### GIVEN TASK
Retype the opening lines of the listing below, ending with the line that contains "horas = np.arange(167, 335)", and leave out any pictures.

◆ ◆ ◆ ◆ ◆ ◆ ◆

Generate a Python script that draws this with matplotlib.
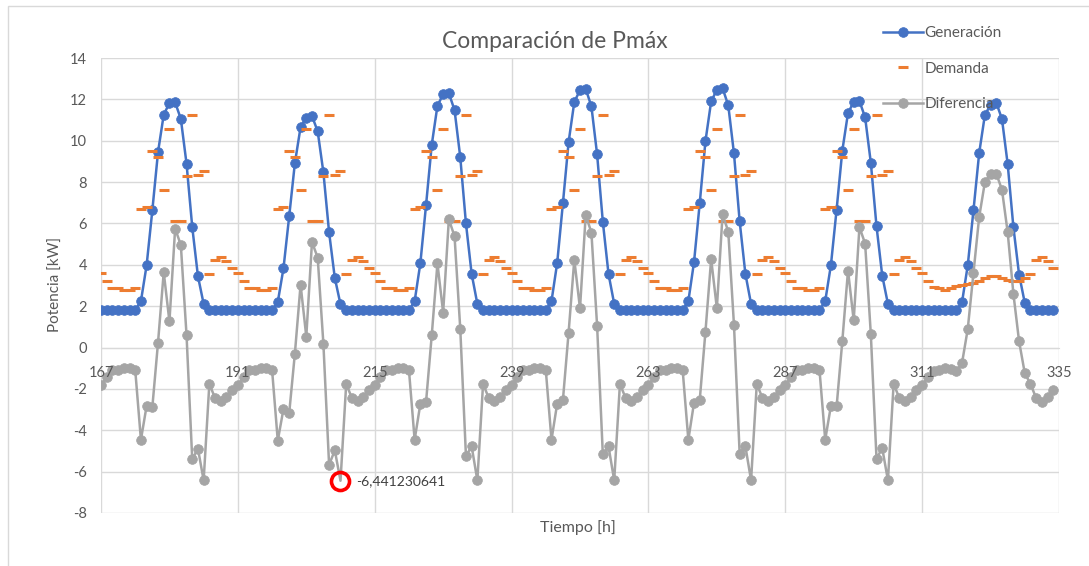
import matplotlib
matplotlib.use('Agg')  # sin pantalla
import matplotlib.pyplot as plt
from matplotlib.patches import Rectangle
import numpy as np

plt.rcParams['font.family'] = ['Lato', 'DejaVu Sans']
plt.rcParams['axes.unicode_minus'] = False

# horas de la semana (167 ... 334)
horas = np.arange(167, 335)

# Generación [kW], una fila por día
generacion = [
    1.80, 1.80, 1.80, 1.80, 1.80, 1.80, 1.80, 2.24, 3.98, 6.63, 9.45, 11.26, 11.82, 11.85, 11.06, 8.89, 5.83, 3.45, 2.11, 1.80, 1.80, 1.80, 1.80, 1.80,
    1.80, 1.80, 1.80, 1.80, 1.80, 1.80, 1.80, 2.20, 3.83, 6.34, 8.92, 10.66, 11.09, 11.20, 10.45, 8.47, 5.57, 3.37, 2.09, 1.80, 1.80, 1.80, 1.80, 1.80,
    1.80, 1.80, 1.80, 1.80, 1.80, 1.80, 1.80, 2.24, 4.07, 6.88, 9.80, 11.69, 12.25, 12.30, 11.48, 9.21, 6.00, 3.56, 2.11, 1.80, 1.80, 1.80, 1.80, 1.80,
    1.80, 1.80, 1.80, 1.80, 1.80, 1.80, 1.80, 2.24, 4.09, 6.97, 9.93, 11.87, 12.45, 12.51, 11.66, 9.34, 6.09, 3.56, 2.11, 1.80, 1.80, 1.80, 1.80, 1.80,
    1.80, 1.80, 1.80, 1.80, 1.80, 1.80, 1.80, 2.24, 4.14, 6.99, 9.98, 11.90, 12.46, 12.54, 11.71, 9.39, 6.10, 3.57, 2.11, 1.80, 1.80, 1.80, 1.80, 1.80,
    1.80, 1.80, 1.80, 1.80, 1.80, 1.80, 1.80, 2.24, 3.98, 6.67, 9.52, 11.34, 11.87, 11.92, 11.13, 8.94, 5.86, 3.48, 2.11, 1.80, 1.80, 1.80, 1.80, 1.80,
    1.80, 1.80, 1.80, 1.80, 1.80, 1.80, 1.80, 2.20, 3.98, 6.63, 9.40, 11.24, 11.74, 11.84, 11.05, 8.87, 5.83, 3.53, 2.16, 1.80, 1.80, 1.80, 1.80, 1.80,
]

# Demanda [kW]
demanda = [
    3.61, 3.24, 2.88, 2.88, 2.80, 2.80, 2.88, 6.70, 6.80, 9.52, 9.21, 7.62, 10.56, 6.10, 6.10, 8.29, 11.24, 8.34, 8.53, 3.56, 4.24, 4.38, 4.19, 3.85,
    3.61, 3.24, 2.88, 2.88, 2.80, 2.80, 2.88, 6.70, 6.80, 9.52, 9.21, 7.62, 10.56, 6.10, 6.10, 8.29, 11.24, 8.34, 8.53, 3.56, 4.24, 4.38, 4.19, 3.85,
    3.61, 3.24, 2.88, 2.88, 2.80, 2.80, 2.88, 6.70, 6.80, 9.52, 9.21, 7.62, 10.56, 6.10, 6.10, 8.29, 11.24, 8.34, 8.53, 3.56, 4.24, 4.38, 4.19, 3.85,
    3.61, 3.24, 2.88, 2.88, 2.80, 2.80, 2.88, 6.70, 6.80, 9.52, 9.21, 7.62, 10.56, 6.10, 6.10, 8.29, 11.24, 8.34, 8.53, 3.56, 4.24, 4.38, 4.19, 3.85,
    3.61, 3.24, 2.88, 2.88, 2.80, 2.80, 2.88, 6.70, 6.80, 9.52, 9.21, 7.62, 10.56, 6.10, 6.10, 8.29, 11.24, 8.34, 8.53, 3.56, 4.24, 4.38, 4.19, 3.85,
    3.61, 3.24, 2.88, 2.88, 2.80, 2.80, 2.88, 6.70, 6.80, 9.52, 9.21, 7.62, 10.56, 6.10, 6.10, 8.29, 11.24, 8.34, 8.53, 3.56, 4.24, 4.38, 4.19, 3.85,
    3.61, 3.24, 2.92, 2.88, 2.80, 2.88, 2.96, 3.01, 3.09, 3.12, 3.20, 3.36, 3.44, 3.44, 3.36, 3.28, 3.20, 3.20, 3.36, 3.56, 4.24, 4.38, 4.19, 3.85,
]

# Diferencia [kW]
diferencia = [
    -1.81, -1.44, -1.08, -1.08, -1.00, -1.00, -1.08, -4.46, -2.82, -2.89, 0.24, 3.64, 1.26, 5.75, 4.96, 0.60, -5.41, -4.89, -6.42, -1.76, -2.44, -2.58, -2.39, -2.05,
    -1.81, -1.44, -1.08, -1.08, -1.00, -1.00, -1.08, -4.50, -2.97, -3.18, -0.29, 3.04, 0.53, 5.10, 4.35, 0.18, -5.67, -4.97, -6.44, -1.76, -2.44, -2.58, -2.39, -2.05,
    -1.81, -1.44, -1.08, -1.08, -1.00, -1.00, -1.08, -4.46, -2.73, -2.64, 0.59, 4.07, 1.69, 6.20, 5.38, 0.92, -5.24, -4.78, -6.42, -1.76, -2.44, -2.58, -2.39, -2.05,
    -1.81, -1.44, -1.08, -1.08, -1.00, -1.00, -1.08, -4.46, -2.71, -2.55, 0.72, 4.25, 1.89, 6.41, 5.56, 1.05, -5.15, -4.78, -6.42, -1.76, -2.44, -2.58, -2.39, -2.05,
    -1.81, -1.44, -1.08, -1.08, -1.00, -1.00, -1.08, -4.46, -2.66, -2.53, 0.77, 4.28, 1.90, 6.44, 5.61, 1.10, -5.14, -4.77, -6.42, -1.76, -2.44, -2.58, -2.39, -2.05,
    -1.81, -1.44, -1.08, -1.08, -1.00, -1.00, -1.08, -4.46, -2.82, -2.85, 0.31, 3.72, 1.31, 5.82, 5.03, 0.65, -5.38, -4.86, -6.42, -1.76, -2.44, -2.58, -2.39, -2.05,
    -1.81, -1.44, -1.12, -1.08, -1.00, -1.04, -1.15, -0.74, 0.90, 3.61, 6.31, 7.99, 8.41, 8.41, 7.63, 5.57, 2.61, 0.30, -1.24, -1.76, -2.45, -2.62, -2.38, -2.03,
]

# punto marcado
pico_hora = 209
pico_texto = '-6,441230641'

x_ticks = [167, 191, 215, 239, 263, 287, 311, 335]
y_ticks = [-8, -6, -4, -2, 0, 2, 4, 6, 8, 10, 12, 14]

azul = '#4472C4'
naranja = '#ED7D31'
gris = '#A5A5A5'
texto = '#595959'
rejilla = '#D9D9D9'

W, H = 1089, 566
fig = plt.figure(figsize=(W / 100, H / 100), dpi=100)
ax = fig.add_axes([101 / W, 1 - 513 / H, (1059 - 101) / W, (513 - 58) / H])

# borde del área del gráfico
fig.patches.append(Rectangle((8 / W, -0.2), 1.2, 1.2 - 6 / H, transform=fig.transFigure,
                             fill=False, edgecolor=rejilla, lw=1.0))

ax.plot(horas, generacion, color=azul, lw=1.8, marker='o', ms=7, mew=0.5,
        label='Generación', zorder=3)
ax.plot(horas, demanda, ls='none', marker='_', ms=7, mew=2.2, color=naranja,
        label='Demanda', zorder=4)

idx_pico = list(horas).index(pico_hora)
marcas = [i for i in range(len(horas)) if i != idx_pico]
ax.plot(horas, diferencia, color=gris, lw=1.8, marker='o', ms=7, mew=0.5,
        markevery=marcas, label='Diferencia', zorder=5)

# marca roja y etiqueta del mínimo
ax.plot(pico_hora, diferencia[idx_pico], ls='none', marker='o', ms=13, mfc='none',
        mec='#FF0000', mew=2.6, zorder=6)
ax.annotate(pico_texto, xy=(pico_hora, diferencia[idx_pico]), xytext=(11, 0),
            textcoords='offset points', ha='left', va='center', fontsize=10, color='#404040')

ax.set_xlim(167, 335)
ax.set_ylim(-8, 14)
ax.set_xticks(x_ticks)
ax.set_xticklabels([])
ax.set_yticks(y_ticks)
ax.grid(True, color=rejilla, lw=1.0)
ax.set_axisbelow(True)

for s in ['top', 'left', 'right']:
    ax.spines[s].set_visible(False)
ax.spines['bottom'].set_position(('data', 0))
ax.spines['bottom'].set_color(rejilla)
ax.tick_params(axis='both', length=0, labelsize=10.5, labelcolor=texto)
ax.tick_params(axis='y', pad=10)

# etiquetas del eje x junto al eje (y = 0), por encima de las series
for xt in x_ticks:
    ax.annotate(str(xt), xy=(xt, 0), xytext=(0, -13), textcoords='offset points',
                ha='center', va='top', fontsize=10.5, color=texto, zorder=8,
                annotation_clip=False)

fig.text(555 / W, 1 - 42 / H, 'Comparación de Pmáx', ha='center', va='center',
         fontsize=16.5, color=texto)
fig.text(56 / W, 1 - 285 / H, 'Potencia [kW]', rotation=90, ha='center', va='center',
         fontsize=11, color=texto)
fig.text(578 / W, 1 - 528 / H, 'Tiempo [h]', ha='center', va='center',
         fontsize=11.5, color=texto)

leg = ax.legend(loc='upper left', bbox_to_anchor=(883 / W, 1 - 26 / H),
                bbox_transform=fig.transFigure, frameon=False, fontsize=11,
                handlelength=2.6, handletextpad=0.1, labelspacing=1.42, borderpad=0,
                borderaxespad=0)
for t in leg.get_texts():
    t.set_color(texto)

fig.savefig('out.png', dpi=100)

◆ ◆ ◆ ◆ ◆ ◆ ◆

### SOLUTION TO THE EXERCISE
Generate a Python script that draws this with matplotlib.
import matplotlib
matplotlib.use('Agg')  # sin pantalla
import matplotlib.pyplot as plt
from matplotlib.patches import Rectangle
import numpy as np

plt.rcParams['font.family'] = ['Lato', 'DejaVu Sans']
plt.rcParams['axes.unicode_minus'] = False

# horas de la semana (167 ... 334)
horas = np.arange(167, 335)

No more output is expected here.